Fire Safety Bill – Commons Consideration of Lords Amendments


The Government introduced the Fire Safety Bill in March 2020 as a first step to deliver the Government’s commitment to implement the Grenfell Tower Phase One Report recommendations.

The Fire Safety Bill clarifies under that the Fire Safety Order, owners and/or managers of multi-occupied residential buildings (the “responsible person”) must manage and reduce the risk of fire for the external walls of the building and the entrance doors to individual flats.

The House of Commons considered the following amendments on Wednesday, 24 February:

  • Risk-based guidance about the discharge of duties under the Fire Safety Order (two amendments tabled by the Government)
  • Duties of an owner and manager (tabled by Labour)
  • Public register of fire risk assessments (tabled by the Liberal Democrats)
  • Prohibiting the costs of remediation being passed on to leaseholders (tabled by the Liberal Democrats)
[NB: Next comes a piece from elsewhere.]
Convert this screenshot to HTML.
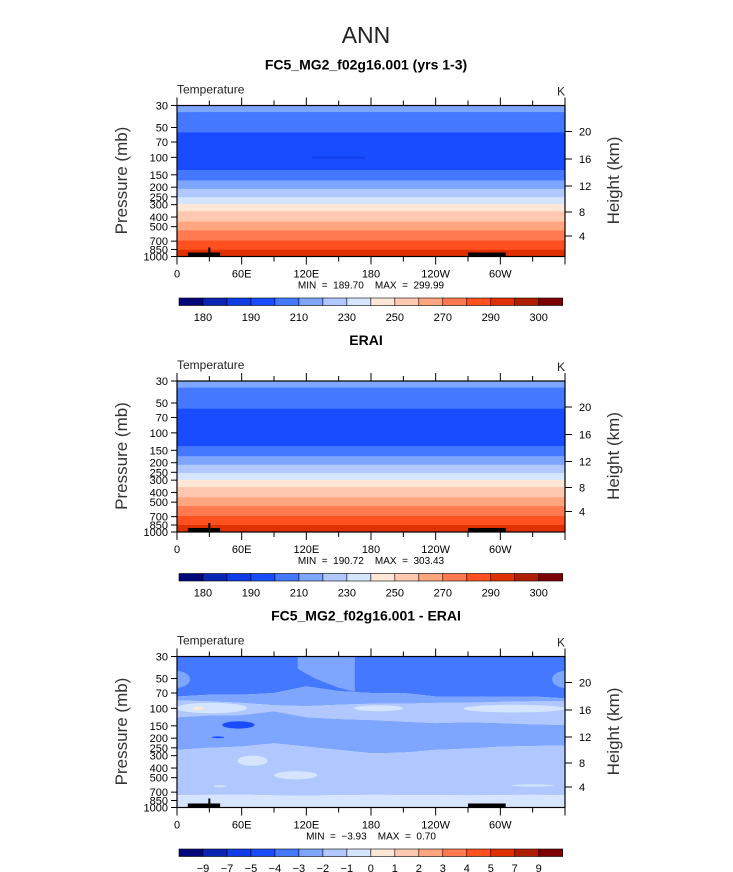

Risk-based guidance about the discharge of duties under the fire safety order

  • This amendment has been made by Government and it delivers advice from fire safety operational experts to bring the Fire Safety Bill  into force on a single date for all buildings. This amendment also ensures that risk-based guidance, which will be issued by the Secretary of State, supports an all at once commencement of the Bill.
  • By taking this approach, the Bill will commence as early as possible after Royal Assent, which means building owners or managers for the highest-risk buildings should take urgent action to update their fire risk assessments.
  • Proof of compliance or a lack of compliance with the risk-based guidance can be used in legal proceedings.
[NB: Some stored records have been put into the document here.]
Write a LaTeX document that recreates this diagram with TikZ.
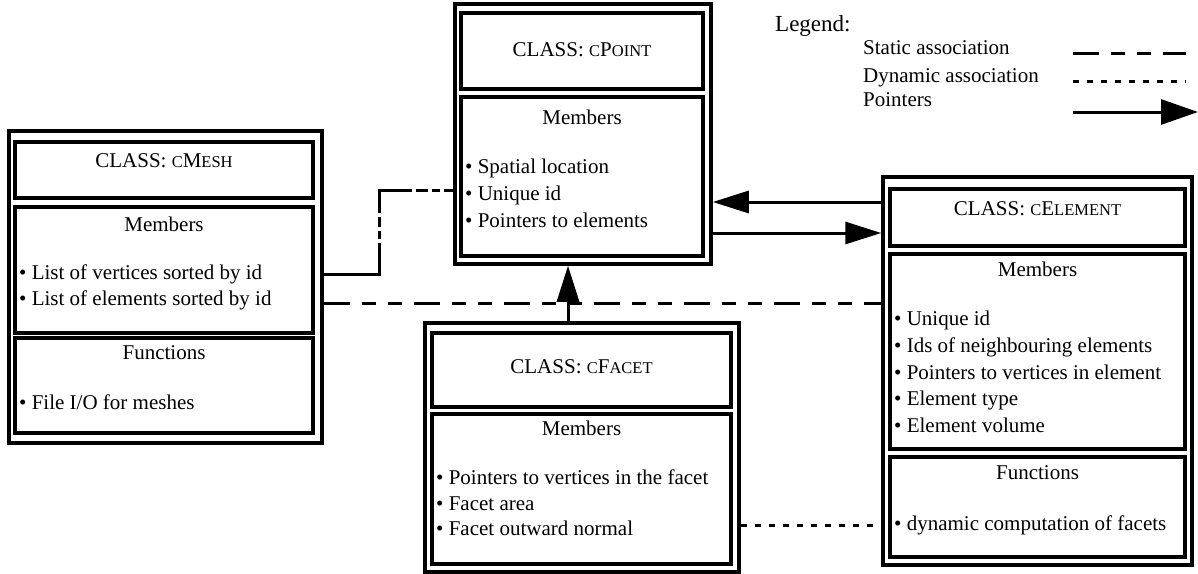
\documentclass[tikz,border=0pt]{standalone}
\usepackage{fontspec}
\setmainfont{Liberation Serif}
\usetikzlibrary{arrows.meta}
\newcommand{\smcap}[1]{{\fontsize{16.5}{18}\selectfont\MakeUppercase{#1}}}

\begin{document}
\begin{tikzpicture}[x=1pt, y=-1pt,
    box/.style={draw, line width=3.5pt, inner sep=0pt},
    txt/.style={inner sep=0pt, yshift=-4pt, font=\fontsize{21}{25}\selectfont},
    item/.style={txt, anchor=mid west},
    static/.style={line width=3pt, dash pattern=on 26pt off 12pt on 14pt off 12pt on 14pt off 12pt},
    dynamic/.style={line width=3pt, dash pattern=on 6pt off 8pt},
    pointer/.style={line width=3pt, -{Triangle[length=36pt, width=22pt]}},
    mixed/.style={line width=3pt, dash pattern=on 86pt off 4pt on 8pt off 4pt on 10pt off 4pt on 56pt off 4pt on 12pt off 4pt on 8pt off 4pt on 40pt}]
    \useasboundingbox (0,0) rectangle (1198,573);

    % cMesh
    \node[box, minimum width=313pt, minimum height=312pt] (mesh) at (165.5,287) {};
    \node[box, minimum width=298pt, minimum height=56pt] (meshT) at (164,170) {};
    \node[box, minimum width=298pt, minimum height=126pt] (meshM) at (164,270) {};
    \node[box, minimum width=298pt, minimum height=95pt] (meshF) at (164,385.5) {};
    \node[txt, anchor=mid] (meshName) at (164,161) {CLASS: \smcap{c}M\smcap{esh}};
    \node[txt, anchor=mid] (meshMem) at (164,225) {Members};
    \node[item] (meshA) at (19,273) {\textbullet~List of vertices sorted by id};
    \node[item] (meshB) at (19,299) {\textbullet~List of elements sorted by id};
    \node[txt, anchor=mid] (meshFun) at (164,353) {Functions};
    \node[item] (meshC) at (19,403) {\textbullet~File I/O for meshes};

    % cPoint
    \node[box, minimum width=256pt, minimum height=260pt] (point) at (583,134) {};
    \node[box, minimum width=242pt, minimum height=76pt] (pointT) at (582,51) {};
    \node[box, minimum width=242pt, minimum height=159pt] (pointM) at (582,176.5) {};
    \node[txt, anchor=mid] (pointName) at (582,50) {CLASS: \smcap{c}P\smcap{oint}};
    \node[txt, anchor=mid] (pointMem) at (582,118) {Members};
    \node[item] (pointA) at (465,167) {\textbullet~Spatial location};
    \node[item] (pointB) at (465,194) {\textbullet~Unique id};
    \node[item] (pointC) at (465,221) {\textbullet~Pointers to elements};

    % cFacet
    \node[box, minimum width=314pt, minimum height=249pt] (facet) at (582,447.5) {};
    \node[box, minimum width=299pt, minimum height=74pt] (facetT) at (581.5,370) {};
    \node[box, minimum width=299pt, minimum height=150pt] (facetM) at (581.5,489) {};
    \node[txt, anchor=mid] (facetName) at (581.5,367) {CLASS: \smcap{c}F\smcap{acet}};
    \node[txt, anchor=mid] (facetMem) at (581.5,429) {Members};
    \node[item] (facetA) at (436,478) {\textbullet~Pointers to vertices in the facet};
    \node[item] (facetB) at (436,504) {\textbullet~Facet area};
    \node[item] (facetC) at (436,529) {\textbullet~Facet outward normal};

    % cElement
    \node[box, minimum width=309pt, minimum height=388pt] (elem) at (1037.5,371) {};
    \node[box, minimum width=295pt, minimum height=57pt] (elemT) at (1037.5,217.5) {};
    \node[box, minimum width=295pt, minimum height=195pt] (elemM) at (1037.5,351.5) {};
    \node[box, minimum width=295pt, minimum height=100pt] (elemF) at (1037.5,507) {};
    \node[txt, anchor=mid] (elemName) at (1037.5,209) {CLASS: \smcap{c}E\smcap{lement}};
    \node[txt, anchor=mid] (elemMem) at (1037.5,270) {Members};
    \node[item] (elemA) at (894,319) {\textbullet~Unique id};
    \node[item] (elemB) at (894,346) {\textbullet~Ids of neighbouring elements};
    \node[item] (elemC) at (894,373) {\textbullet~Pointers to vertices in element};
    \node[item] (elemD) at (894,399) {\textbullet~Element type};
    \node[item] (elemE) at (894,426) {\textbullet~Element volume};
    \node[txt, anchor=mid] (elemFun) at (1037.5,473) {Functions};
    \node[item] (elemG) at (894,524) {\textbullet~dynamic computation of facets};

    % Links between classes
    \coordinate (bend) at (379,190);
    \draw[mixed] (mesh.east |- 0,274) -| (bend) -- (point.west |- bend);
    \draw[static] (mesh.east |- 0,303) -- (elem.west |- 0,303);
    \draw[pointer] (elem.west |- 0,202) -- (point.east |- 0,202);
    \draw[pointer] (point.east |- 0,233) -- (elem.west |- 0,233);
    \draw[pointer] (facet.north -| 568,0) -- (point.south -| 568,0);
    \draw[dynamic] (facet.east |- elemG) -- (elem.west |- elemG);

    % Legend
    \node[anchor=mid west, inner sep=0pt, yshift=-4pt, font=\fontsize{23}{27}\selectfont] (legend) at (775,25) {Legend:};
    \node[item] (legStatic) at (863,48) {Static association};
    \node[item] (legDynamic) at (863,76) {Dynamic association};
    \node[item] (legPointer) at (863,100) {Pointers};
    \coordinate (lsA) at (1073,53);
    \coordinate (lsB) at (1186,53);
    \coordinate (ldA) at (1073,81);
    \coordinate (ldB) at (1186,81);
    \coordinate (lpA) at (1073,112);
    \coordinate (lpB) at (1198,112);
    \draw[static] (lsA) -- (lsB);
    \draw[dynamic] (ldA) -- (ldB);
    \draw[line width=3pt, -{Triangle[length=37pt, width=25pt]}] (lpA) -- (lpB);
\end{tikzpicture}
\end{document}
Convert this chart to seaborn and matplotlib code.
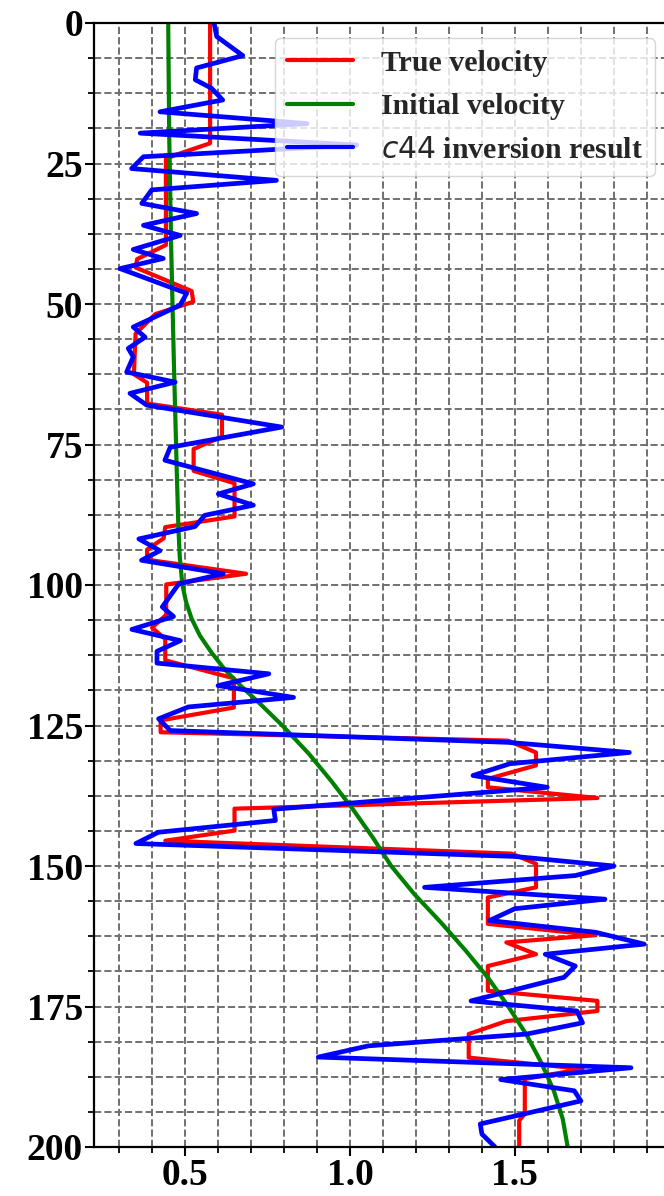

Duties of owner and manager

This amendment seeks to include, in primary legislation, four new duties on building owners and/or managers.

The fire at Grenfell Tower was a tragedy and we are working to ensure that it does not happen again. The Government is, and always has been, committed to delivering the recommendations made in the first phase of the Grenfell Tower Inquiry report. This was a manifesto commitment.

However, this amendment is unnecessary as the Government is already putting in place the building blocks to enshrine the Inquiry’s recommendations in law.

Between July-October 2020, the Government undertook a three-month consultation exercise where views were sought on how to deliver the Inquiry’s recommendations and to strengthen the Fire Safety Order. Over 200 responses were received to the consultation.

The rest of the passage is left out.